方言を訳すときは本当に毎回頭を抱えます。
いろいろな方法があると思います。
──
朴澤さんから見て「この方はすごいな」と感じる
翻訳者の方はいらっしゃいますか?
朴澤
そこはもう、本当に素晴らしい
翻訳者さんばかりいらっしゃるので、
みなさん尊敬しているんですけど。
最近見た作品だと
『世宗大王 星を追う者たち』という映画の
福留友子さんの訳に感動しました。
大ベテランの翻訳者さんで、
もう心から尊敬している方なんですけど。
福留さんの時代劇の字幕は、
わかりやすさがありながら格調高いというか、
品格があるんですね。
現代で使われてない言葉って、
そのままだとわかりにくいけれど、
噛み砕くと稚拙な印象になりがちなんです。
でも福留さんはもとの台詞の趣を変えずに、
作品にぴったり合った訳をつけられていて。
映像翻訳の学校に通っていたときも、
いろんな先生がよく
「上手な人ほど難しい言葉を使わない」
とおっしゃっていたんです。
ただ、それはともすると稚拙になりがちなので、
難しいんですよ。
「稚拙にならずにどこまでわかりやすくするか」
って、わたしもいつも悩むんです。
──
いまチラッとおっしゃいましたけど、
翻訳の学校にも行かれてたんですね。
朴澤
そうなんです。
ちゃんと技術を身につけたくて、
就職後、映像翻訳のスクールに
通っていた時期があるんですよ。
それは現役翻訳家の先生方による
リレー形式の講義だったんですけど。
そのときに学ばせていただいたことが
本当にたくさんあるんですね。
いまだに特によく思い出すのは、
第一線で活躍されている
英日字幕翻訳の先生のお話ですね。
「映像翻訳家は、褒められることはまずありません。
野球選手と同じで、打てて当たり前。
打てなかったらぼろくそに言われます。
それでもやりたければ、どうぞ」
といったお話が、まずあって(笑)。
──
厳しい世界。
朴澤
はい。
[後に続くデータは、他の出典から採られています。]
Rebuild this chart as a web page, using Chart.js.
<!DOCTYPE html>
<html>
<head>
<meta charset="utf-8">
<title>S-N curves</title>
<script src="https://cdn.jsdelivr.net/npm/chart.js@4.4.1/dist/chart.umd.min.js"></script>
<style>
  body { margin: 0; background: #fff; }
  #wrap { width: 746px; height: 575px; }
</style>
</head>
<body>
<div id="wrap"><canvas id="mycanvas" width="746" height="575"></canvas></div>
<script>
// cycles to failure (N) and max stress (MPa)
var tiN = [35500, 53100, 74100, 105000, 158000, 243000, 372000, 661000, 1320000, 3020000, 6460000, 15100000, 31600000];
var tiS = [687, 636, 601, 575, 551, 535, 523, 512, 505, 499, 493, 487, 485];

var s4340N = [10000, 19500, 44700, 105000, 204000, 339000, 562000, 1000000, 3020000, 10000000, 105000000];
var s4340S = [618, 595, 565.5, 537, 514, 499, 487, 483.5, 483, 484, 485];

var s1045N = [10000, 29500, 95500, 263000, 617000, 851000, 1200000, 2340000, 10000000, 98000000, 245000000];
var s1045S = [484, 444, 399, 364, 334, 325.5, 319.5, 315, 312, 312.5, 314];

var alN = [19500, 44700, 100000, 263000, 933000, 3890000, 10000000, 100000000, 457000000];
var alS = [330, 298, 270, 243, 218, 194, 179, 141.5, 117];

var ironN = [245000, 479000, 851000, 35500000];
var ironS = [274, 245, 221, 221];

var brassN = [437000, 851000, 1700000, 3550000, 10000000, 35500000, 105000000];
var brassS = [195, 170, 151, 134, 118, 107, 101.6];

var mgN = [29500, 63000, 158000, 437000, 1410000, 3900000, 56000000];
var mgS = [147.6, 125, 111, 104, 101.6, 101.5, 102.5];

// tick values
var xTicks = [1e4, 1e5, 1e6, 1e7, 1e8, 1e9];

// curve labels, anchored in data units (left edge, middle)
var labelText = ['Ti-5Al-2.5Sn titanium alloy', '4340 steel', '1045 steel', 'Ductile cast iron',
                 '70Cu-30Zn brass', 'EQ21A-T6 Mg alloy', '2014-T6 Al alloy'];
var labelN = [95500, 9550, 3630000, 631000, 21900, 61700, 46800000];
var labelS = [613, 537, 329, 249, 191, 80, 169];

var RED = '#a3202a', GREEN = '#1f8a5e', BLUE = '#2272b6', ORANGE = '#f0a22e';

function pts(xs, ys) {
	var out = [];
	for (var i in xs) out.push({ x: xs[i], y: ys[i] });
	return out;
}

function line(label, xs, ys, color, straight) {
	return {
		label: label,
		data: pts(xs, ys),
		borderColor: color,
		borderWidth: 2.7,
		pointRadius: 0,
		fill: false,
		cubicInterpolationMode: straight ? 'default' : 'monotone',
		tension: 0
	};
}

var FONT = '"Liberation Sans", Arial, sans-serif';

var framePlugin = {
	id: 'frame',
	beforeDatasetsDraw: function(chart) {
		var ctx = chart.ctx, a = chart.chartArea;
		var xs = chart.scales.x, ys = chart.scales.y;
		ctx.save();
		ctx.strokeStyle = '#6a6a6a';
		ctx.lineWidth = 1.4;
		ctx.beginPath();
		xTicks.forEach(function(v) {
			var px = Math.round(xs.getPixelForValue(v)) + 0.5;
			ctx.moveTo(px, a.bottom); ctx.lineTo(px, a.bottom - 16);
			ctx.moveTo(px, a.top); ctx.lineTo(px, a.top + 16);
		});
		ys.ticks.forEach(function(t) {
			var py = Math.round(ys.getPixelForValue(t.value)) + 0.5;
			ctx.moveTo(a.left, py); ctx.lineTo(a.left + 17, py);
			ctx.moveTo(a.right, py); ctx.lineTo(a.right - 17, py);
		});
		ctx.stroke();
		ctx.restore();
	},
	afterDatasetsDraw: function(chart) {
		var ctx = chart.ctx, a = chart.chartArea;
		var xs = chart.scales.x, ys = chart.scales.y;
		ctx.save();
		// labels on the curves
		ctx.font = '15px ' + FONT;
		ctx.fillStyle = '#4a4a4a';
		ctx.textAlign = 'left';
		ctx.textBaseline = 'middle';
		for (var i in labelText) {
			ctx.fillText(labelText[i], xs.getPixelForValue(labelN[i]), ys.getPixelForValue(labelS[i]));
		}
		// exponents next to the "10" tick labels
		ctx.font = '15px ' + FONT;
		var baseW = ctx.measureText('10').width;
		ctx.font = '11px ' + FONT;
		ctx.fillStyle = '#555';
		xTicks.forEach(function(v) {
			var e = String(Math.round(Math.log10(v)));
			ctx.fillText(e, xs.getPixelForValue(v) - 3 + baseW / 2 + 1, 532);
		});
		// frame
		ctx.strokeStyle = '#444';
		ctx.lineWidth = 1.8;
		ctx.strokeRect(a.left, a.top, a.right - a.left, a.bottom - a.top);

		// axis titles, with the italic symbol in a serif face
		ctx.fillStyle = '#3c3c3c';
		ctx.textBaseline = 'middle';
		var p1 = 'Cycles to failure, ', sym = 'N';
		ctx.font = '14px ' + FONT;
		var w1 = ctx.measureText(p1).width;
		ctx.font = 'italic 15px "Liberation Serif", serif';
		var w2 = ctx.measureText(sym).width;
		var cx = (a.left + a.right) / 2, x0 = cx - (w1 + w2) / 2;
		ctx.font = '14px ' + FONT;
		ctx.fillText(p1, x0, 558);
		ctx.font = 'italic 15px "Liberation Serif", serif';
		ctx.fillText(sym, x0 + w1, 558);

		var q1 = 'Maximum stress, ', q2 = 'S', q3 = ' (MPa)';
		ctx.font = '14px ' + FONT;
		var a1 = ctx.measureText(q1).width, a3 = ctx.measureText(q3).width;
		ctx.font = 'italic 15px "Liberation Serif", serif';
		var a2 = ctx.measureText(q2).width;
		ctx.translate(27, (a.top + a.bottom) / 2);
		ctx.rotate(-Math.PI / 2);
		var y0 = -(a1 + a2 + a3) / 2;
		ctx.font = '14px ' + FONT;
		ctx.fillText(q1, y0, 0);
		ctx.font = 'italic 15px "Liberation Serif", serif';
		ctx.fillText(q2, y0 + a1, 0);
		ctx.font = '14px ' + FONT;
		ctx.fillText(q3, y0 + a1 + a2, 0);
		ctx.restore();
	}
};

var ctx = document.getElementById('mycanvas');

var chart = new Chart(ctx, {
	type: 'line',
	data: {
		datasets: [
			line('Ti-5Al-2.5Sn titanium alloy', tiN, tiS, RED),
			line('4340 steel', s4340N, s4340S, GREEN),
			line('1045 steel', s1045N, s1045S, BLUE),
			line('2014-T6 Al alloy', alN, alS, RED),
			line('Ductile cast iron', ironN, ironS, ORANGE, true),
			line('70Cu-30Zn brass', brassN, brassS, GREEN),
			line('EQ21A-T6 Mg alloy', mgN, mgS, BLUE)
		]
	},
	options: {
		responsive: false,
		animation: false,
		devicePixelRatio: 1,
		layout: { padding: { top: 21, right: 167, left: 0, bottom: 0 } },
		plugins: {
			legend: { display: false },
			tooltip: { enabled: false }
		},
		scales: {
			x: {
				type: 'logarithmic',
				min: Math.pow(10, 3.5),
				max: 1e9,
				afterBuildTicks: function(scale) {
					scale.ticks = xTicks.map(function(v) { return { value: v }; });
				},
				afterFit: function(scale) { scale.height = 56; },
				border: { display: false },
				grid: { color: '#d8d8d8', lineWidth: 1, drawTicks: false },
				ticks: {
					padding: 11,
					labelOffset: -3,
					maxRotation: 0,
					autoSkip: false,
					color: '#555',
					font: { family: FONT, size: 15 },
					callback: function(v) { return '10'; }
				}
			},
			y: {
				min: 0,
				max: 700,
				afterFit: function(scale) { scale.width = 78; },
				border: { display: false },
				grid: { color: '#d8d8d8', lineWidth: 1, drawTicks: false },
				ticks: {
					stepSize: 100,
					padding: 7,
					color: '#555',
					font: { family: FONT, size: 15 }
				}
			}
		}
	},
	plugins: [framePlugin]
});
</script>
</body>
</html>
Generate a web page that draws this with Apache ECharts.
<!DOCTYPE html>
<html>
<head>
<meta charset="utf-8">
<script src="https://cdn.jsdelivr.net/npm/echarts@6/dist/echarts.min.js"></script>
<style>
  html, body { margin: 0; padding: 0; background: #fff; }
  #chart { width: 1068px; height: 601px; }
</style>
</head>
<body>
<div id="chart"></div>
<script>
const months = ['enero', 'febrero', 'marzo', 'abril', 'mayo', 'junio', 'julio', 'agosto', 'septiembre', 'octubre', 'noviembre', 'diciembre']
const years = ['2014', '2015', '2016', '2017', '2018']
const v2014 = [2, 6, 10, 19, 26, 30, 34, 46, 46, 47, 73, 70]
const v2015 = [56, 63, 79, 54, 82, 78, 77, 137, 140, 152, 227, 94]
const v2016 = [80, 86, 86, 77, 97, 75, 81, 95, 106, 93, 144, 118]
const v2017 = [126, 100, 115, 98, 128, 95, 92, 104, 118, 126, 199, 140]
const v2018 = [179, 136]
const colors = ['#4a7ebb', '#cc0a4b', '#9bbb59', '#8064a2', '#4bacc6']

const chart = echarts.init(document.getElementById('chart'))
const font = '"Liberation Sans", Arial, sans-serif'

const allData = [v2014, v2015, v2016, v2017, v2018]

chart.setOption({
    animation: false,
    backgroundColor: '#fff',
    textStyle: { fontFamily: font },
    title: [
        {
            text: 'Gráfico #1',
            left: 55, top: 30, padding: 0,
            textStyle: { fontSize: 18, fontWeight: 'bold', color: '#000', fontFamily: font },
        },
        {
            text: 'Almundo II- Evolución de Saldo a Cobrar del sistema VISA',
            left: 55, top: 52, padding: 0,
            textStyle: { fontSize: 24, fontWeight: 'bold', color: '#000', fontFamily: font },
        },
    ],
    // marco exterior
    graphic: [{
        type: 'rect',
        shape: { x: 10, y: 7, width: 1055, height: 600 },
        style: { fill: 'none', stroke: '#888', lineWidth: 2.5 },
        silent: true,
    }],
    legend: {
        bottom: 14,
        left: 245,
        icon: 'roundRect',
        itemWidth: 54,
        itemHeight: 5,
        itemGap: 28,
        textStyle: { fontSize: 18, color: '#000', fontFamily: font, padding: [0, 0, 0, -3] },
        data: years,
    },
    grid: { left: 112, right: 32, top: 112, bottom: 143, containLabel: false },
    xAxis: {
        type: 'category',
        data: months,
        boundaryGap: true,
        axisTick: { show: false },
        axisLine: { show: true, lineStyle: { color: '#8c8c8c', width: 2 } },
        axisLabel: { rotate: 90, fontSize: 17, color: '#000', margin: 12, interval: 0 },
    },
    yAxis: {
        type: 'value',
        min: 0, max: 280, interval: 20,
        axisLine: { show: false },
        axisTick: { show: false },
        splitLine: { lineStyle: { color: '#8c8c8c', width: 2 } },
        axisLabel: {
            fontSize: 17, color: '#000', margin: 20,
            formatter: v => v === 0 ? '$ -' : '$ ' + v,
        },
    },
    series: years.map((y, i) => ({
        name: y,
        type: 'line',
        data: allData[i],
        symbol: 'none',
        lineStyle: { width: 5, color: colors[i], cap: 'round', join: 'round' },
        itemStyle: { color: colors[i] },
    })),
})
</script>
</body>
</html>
でも、本当にそうだなと思います。
「だからミスは許されないからね」
と最初におっしゃられた言葉は、
いまでもずっと心に残ってます。
それから別の先生による、
「どんな作品にも絶対にいいところはあるし、
絶対に光ってるところがあるから、
そこを見つけて、そこをめがけて訳しなさい」
というお話とか。
ほかにもたくさんあって、
その一連の授業の中で教わったことは宝物で、
くじけそうになったときに思い出す言葉が
いっぱいあるんです。
大活躍されてる先生方でも同じようなところで
悩まれるんだなということも、
励みになりましたし。
NHKで放送されていた人気ドラマの
吹き替え翻訳をされていた先生は、
吹き替え翻訳の尺合わせで
苦労したとおっしゃってて。
──
あ、さきほどの尺合わせの話。
朴澤
吹き替えの尺合わせって、
本当にすっごく難しいんですよ。
だから夜に自分で読んで尺を合わせて
「よし、バッチリだ」と思っても、
翌朝読んでみると、全然違ったりするんです。
声優さんが映像の俳優さんより
早く台詞を言い終わってしまうことを
「パクる」と言うんですけど、
台詞の字数が足りないと、パクってしまうんです。
「風邪を引いてるときに尺合わせをすると、
完璧に合わせたと思っても口が回っていなくて、
現場で『パクる、足りない』と言われやすい。
だから具合が悪いときは
ほんのちょっと字数を多めにしてた」とか。
そういった具体的なお話も、ほんとうに
ひとつひとつすごく役に立っているんです。